**What you will do:** Give back, word for word, only the lines from the opening of the records through the one with "import pandas as pd". Pictures stay out.

**Supplied material:**
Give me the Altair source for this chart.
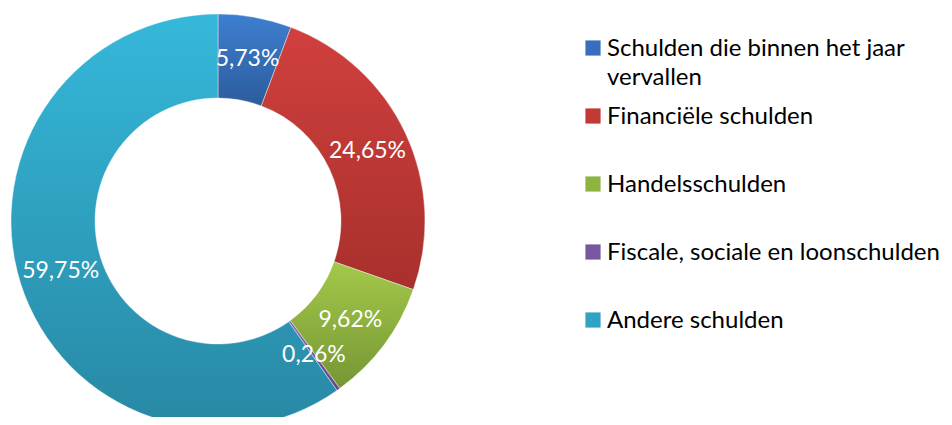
import altair as alt
import pandas as pd

categories = [
    "Schulden die binnen het jaar\nvervallen",
    "Financiële schulden",
    "Handelsschulden",
    "Fiscale, sociale en loonschulden",
    "Andere schulden",
]
values = [5.73, 24.65, 9.62, 0.26, 59.75]
labels = ["5,73%", "24,65%", "9,62%", "0,26%", "59,75%"]
top_colors = ["#3e7fd0", "#d0403e", "#a3c94a", "#8a68b5", "#35b8da"]
bottom_colors = ["#2c5c9c", "#a8302c", "#769634", "#5f4585", "#2888a4"]
mid_colors = ["#376fbd", "#c23a36", "#8fb33f", "#77579e", "#2fa3c3"]

total = sum(values)
starts, ends, acc = [], [], 0.0
for v in values:
    starts.append(acc)
    acc += v
    ends.append(acc)

df = pd.DataFrame({
    "cat": categories,
    "idx": list(range(len(categories))),
    "value": values,
    "label": labels,
    "start": starts,
    "end": ends,
    "mid": [(s + e) / 2 for s, e in zip(starts, ends)],
})

CX, CY = 210, 213
FONT = "Lato"
theta_scale = alt.Scale(domain=[0, total], range=[0, 6.283185307179586])
base = alt.Chart(df)

layers = []
for i, cat in enumerate(categories):
    grad = {
        "gradient": "linear", "x1": 0, "y1": 0, "x2": 0, "y2": 1,
        "stops": [{"offset": 0, "color": top_colors[i]}, {"offset": 1, "color": bottom_colors[i]}],
    }
    layers.append(
        base.transform_filter(alt.datum.idx == i)
        .mark_arc(innerRadius=123, outerRadius=207, fill=grad, stroke="#ffffff", strokeWidth=0.4)
        .encode(
            theta=alt.Theta("start:Q", scale=theta_scale),
            theta2="end:Q",
            x=alt.value(CX),
            y=alt.value(CY),
        )
    )

pct = base.mark_text(radius=165, font=FONT, fontSize=23, color="white").encode(
    theta=alt.Theta("mid:Q", scale=theta_scale),
    text="label:N",
    x=alt.value(CX),
    y=alt.value(CY),
)

yscale = alt.Scale(type="point", domain=list(range(5)), range=[40, 312], padding=0)
leg_sq = base.mark_square(size=230, opacity=1).encode(
    x=alt.value(585),
    y=alt.Y("idx:O", scale=yscale, axis=None),
    color=alt.Color("idx:O", scale=alt.Scale(domain=list(range(5)), range=mid_colors), legend=None),
)
leg_txt = base.mark_text(align="left", baseline="alphabetic", dy=8, lineBreak="\n", lineHeight=29,
                         font=FONT, fontSize=24, color="#000000").encode(
    x=alt.value(599),
    y=alt.Y("idx:O", scale=yscale, axis=None),
    text="cat:N",
)

chart = alt.layer(*layers, pct, leg_sq, leg_txt).properties(
    width=936, height=409, padding=0, autosize="none"
).configure_view(stroke=None)

chart.save("out.html", embed_options={"renderer": "svg", "actions": False})
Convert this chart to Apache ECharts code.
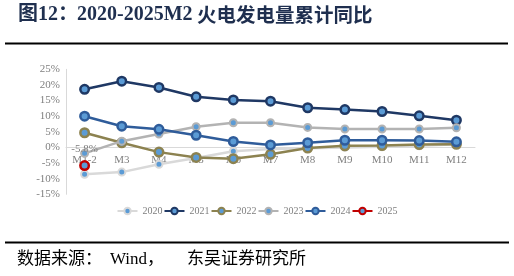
<!DOCTYPE html>
<html><head><meta charset="utf-8">
<script src="https://cdn.jsdelivr.net/npm/echarts@6/dist/echarts.min.js"></script>
<style>html,body{margin:0;padding:0;background:#fff}#c{width:514px;height:276px}</style>
</head><body><div id="c"></div>
<script>
var categories = ['M1-2','M3','M4','M5','M6','M7','M8','M9','M10','M11','M12'];
var yearNames = ['2020','2021','2022','2023','2024','2025'];
var s2020 = [-8.6,-7.9,-5.4,-3.4,-1.2,-0.5,-0.3,0.0,0.2,0.5,1.0];
var s2021 = [18.6,21.2,19.2,16.2,15.2,14.8,12.7,12.1,11.5,10.1,8.7];
var s2022 = [4.7,1.5,-1.5,-3.2,-3.6,-2.2,-0.2,0.5,0.6,0.9,1.0];
var s2023 = [-1.9,2.0,4.3,6.6,7.9,7.9,6.4,5.9,5.9,5.9,6.3];
var s2024 = [10.0,6.8,5.8,3.9,1.9,0.8,1.5,2.3,2.3,2.2,1.8];
var s2025 = [-5.8];
var yTicks = {min:-15, max:25, interval:5};

var colors = ['#d9d9d9','#1f3864','#8c8250','#b3b3b3','#2f5c9a','#c00000'];
var dataAll = [s2020,s2021,s2022,s2023,s2024,s2025];
var serif = '"Liberation Serif","Times New Roman",serif';

var series = dataAll.map(function(d,i){
  var s = {
    name: yearNames[i], type:'line', data:d, z: 2+i,
    symbol:'circle', symbolSize: (i===0||i===3)?7:8.5,
    lineStyle:{color:colors[i], width:2.5},
    itemStyle:{color:'#5b9bd5', borderColor:colors[i], borderWidth: (i===0||i===3)?2:2.5},
    emphasis:{disabled:true}, animation:false
  };
  if (i===5) {
    s.label = {show:true, position:'top', distance:5, formatter:function(p){return p.value.toFixed(1)+'%';},
      color:'#7f7f7f', fontFamily:serif, fontSize:11};
  }
  return s;
});

var chart = echarts.init(document.getElementById('c'));
chart.setOption({
  animation:false,
  grid:{left:66, right:39, top:69.3, bottom:81.7},
  legend:{data:yearNames, top:201, left:'center', itemWidth:20, itemHeight:8, itemGap:1,
    textStyle:{color:'#7f7f7f', fontFamily:serif, fontSize:10}},
  xAxis:{type:'category', data:categories, boundaryGap:true, offset:-46.9,
    axisLine:{onZero:false, lineStyle:{color:'#d9d9d9', width:1}},
    axisTick:{show:false},
    axisLabel:{color:'#7f7f7f', fontFamily:serif, fontSize:11, margin:7}},
  yAxis:{type:'value', min:yTicks.min, max:yTicks.max, interval:yTicks.interval,
    axisLine:{show:true, lineStyle:{color:'#d9d9d9'}},
    axisTick:{show:false}, splitLine:{show:false},
    axisLabel:{color:'#7f7f7f', fontFamily:serif, fontSize:11, margin:6, formatter:'{value}%'}},
  series: series,
  graphic:[
    {type:'text', left:18, top:5, style:{text:'图12：', fill:'#1f2f4f',
      font:'bold 20px "Liberation Serif","Noto Sans CJK SC",serif'}},
    {type:'text', left:77, top:5, style:{text:'2020-2025M2', fill:'#1f2f4f',
      font:'bold 20px "Liberation Serif","Noto Sans CJK SC",serif'}},
    {type:'text', left:197, top:5, style:{text:'火电发电量累计同比', fill:'#1f2f4f',
      font:'bold 19.5px "Noto Sans CJK SC",serif'}},
    {type:'rect', shape:{x:5, y:42.5, width:503, height:2}, style:{fill:'#000'}},
    {type:'rect', shape:{x:5, y:241.5, width:504, height:2}, style:{fill:'#000'}},
    {type:'text', left:17, top:251, style:{text:'数据来源：', fill:'#000',
      font:'17px "Liberation Serif","Noto Sans CJK SC",serif'}},
    {type:'text', left:110, top:251, style:{text:'Wind，', fill:'#000',
      font:'17px "Liberation Serif","Noto Sans CJK SC",serif'}},
    {type:'text', left:187, top:251, style:{text:'东吴证券研究所', fill:'#000',
      font:'17px "Liberation Serif","Noto Sans CJK SC",serif'}}
  ]
});
</script></body></html>
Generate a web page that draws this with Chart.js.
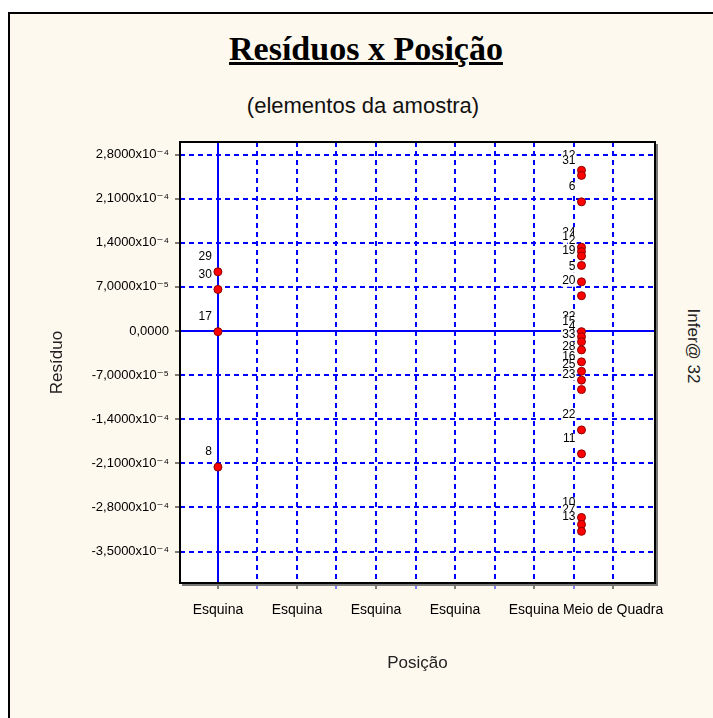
<!DOCTYPE html>
<html lang="pt-BR">
<head>
<meta charset="utf-8">
<title>Resíduos x Posição</title>
<script src="https://cdn.jsdelivr.net/npm/chart.js@4.4.1/dist/chart.umd.min.js"></script>
<style>
    html, body { margin: 0; padding: 0; background: #fff; }
    body { width: 713px; height: 718px; position: relative; overflow: hidden; font-family: Arial, 'Liberation Sans', sans-serif; }
    #moldura { position: absolute; left: 8px; top: 12px; width: 730px; height: 730px; background: #fef9ee; border-left: 2px solid #000; border-top: 2px solid #000; }
    #titulo { position: absolute; left: 0; width: 732px; top: 30px; text-align: center; font: bold 34px 'Liberation Serif', 'Times New Roman', serif; text-decoration: underline; }
    #subtitulo { position: absolute; left: 0; width: 726px; top: 93px; text-align: center; font-size: 22px; color: #111; }
    #lateral { position: absolute; left: 693px; top: 346px; transform: translate(-50%, -50%) rotate(90deg); font-size: 17px; color: #222; white-space: nowrap; }
    #grafico { position: absolute; left: 0; top: 0; }
</style>
</head>
<body>
<div id="moldura"></div>
<div id="titulo">Resíduos x Posição</div>
<div id="subtitulo">(elementos da amostra)</div>
<div id="lateral">Infer@ 32</div>
<canvas id="grafico" width="713" height="718"></canvas>

<script>
// categorias do eixo X (uma por marca inteira)
const categorias = ['Esquina', 'Esquina', 'Esquina', 'Esquina', 'Esquina', 'Meio de Quadra'];

// marcas e rótulos do eixo Y
const ticksY = [2.8e-4, 2.1e-4, 1.4e-4, 7e-5, 0, -7e-5, -1.4e-4, -2.1e-4, -2.8e-4, -3.5e-4];
const rotulosY = ['2,8000x10⁻⁴', '2,1000x10⁻⁴', '1,4000x10⁻⁴', '7,0000x10⁻⁵', '0,0000',
                  '-7,0000x10⁻⁵', '-1,4000x10⁻⁴', '-2,1000x10⁻⁴', '-2,8000x10⁻⁴', '-3,5000x10⁻⁴'];

// elementos da amostra
const elementos = ['29', '30', '17', '8',
                   '12', '31', '6', '24', '14', '2', '19', '5', '20',
                   '32', '15', '4', '33', '28', '16', '25', '23', '22', '11', '10', '27', '13'];
const posicao = [0, 0, 0, 0,
                 4.6, 4.6, 4.6, 4.6, 4.6, 4.6, 4.6, 4.6, 4.6,
                 4.6, 4.6, 4.6, 4.6, 4.6, 4.6, 4.6, 4.6, 4.6, 4.6, 4.6, 4.6, 4.6];
const residuos = [9.4e-5, 6.6e-5, -1e-6, -2.16e-4,
                  2.55e-4, 2.47e-4, 2.05e-4, 1.33e-4, 1.26e-4, 1.19e-4, 1.04e-4, 7.8e-5, 5.6e-5,
                  -1e-6, -9e-6, -1.7e-5, -3.0e-5, -4.9e-5, -6.4e-5, -7.8e-5, -9.3e-5,
                  -1.57e-4, -1.95e-4, -2.96e-4, -3.07e-4, -3.18e-4];

document.addEventListener('DOMContentLoaded', function() {
    iniciarGrafico();
});

// fundo branco e moldura da área de plotagem
const moldura = {
    id: 'moldura',
    beforeDraw(chart) {
        const a = chart.chartArea, ctx = chart.ctx;
        ctx.save();
        ctx.fillStyle = '#ffffff';
        ctx.fillRect(a.left, a.top, a.right - a.left, a.bottom - a.top);
        ctx.restore();
    },
    afterDraw(chart) {
        const a = chart.chartArea, ctx = chart.ctx;
        ctx.save();
        ctx.strokeStyle = '#000';
        ctx.lineWidth = 2;
        ctx.strokeRect(a.left, a.top, a.right - a.left, a.bottom - a.top);
        ctx.strokeStyle = '#777';
        ctx.beginPath();
        ctx.moveTo(a.right + 2, a.top + 2);
        ctx.lineTo(a.right + 2, a.bottom + 2);
        ctx.lineTo(a.left + 2, a.bottom + 2);
        ctx.stroke();
        ctx.restore();
    }
};

// número do elemento acima e à esquerda de cada ponto
const rotulos = {
    id: 'rotulos',
    beforeDatasetsDraw(chart) {
        const ctx = chart.ctx;
        const pontos = chart.getDatasetMeta(0).data;
        ctx.save();
        ctx.font = '12px Arial, "Liberation Sans", sans-serif';
        ctx.textAlign = 'right';
        ctx.textBaseline = 'middle';
        pontos.forEach((p, i) => {
            const txt = elementos[i];
            const w = ctx.measureText(txt).width;
            const x = p.x - 6, y = p.y - 15;
            ctx.fillStyle = '#ffffff';
            ctx.fillRect(x - w - 1, y - 5, w + 2, 11);
            ctx.fillStyle = '#000';
            ctx.fillText(txt, x, y);
        });
        ctx.restore();
    }
};

function iniciarGrafico() {
    const ctx = document.getElementById('grafico').getContext('2d');
    new Chart(ctx, {
        type: 'scatter',
        data: {
            datasets: [{
                label: 'Resíduo',
                data: posicao.map((x, i) => ({ x: x, y: residuos[i] })),
                backgroundColor: '#ff0000',
                borderColor: '#8b0000',
                borderWidth: 1,
                pointRadius: 4,
                pointHoverRadius: 4
            }]
        },
        options: {
            responsive: false,
            animation: false,
            layout: { padding: { left: 47, top: 142, right: 58, bottom: 44 } },
            plugins: {
                legend: { display: false },
                tooltip: { enabled: false }
            },
            scales: {
                x: {
                    type: 'linear',
                    min: -0.48,
                    max: 5.53,
                    afterBuildTicks: scale => {
                        scale.ticks = [];
                        for (let i = 0; i <= 10; i++) scale.ticks.push({ value: i / 2 });
                    },
                    afterFit: scale => { scale.height = 91; },
                    ticks: {
                        autoSkip: false,
                        maxRotation: 0,
                        padding: 13,
                        color: '#000',
                        font: { family: 'Arial, "Liberation Sans", sans-serif', size: 14 },
                        callback: v => Number.isInteger(v) ? categorias[v] : ''
                    },
                    grid: {
                        color: '#0000ff',
                        lineWidth: 2,
                        tickLength: 6,
                        tickWidth: 1,
                        tickColor: c => Number.isInteger(c.tick.value) ? '#000' : '#0000ff'
                    },
                    border: {
                        display: false,
                        dash: c => c.tick && c.tick.value === 0 ? [] : [5, 4]
                    },
                    title: {
                        display: true,
                        text: 'Posição',
                        color: '#222',
                        padding: 0,
                        font: { family: 'Arial, "Liberation Sans", sans-serif', size: 17 }
                    }
                },
                y: {
                    min: -4e-4,
                    max: 3e-4,
                    afterBuildTicks: scale => {
                        scale.ticks = ticksY.map(v => ({ value: v }));
                    },
                    afterFit: scale => { scale.width = 133; },
                    ticks: {
                        padding: 6,
                        color: '#000',
                        font: { family: 'Arial, "DejaVu Sans", sans-serif', size: 13 },
                        callback: (v, i) => rotulosY[i]
                    },
                    grid: {
                        color: '#0000ff',
                        lineWidth: 2,
                        tickLength: 5,
                        tickWidth: 1,
                        tickColor: '#000'
                    },
                    border: {
                        display: false,
                        dash: c => c.tick && c.tick.value === 0 ? [] : [5, 4]
                    },
                    title: {
                        display: true,
                        text: 'Resíduo',
                        color: '#222',
                        padding: 0,
                        font: { family: 'Arial, "Liberation Sans", sans-serif', size: 17 }
                    }
                }
            }
        },
        plugins: [moldura, rotulos]
    });
}
</script>
</body>
</html>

**Response to this task:**
Give me the Altair source for this chart.
import altair as alt
import pandas as pd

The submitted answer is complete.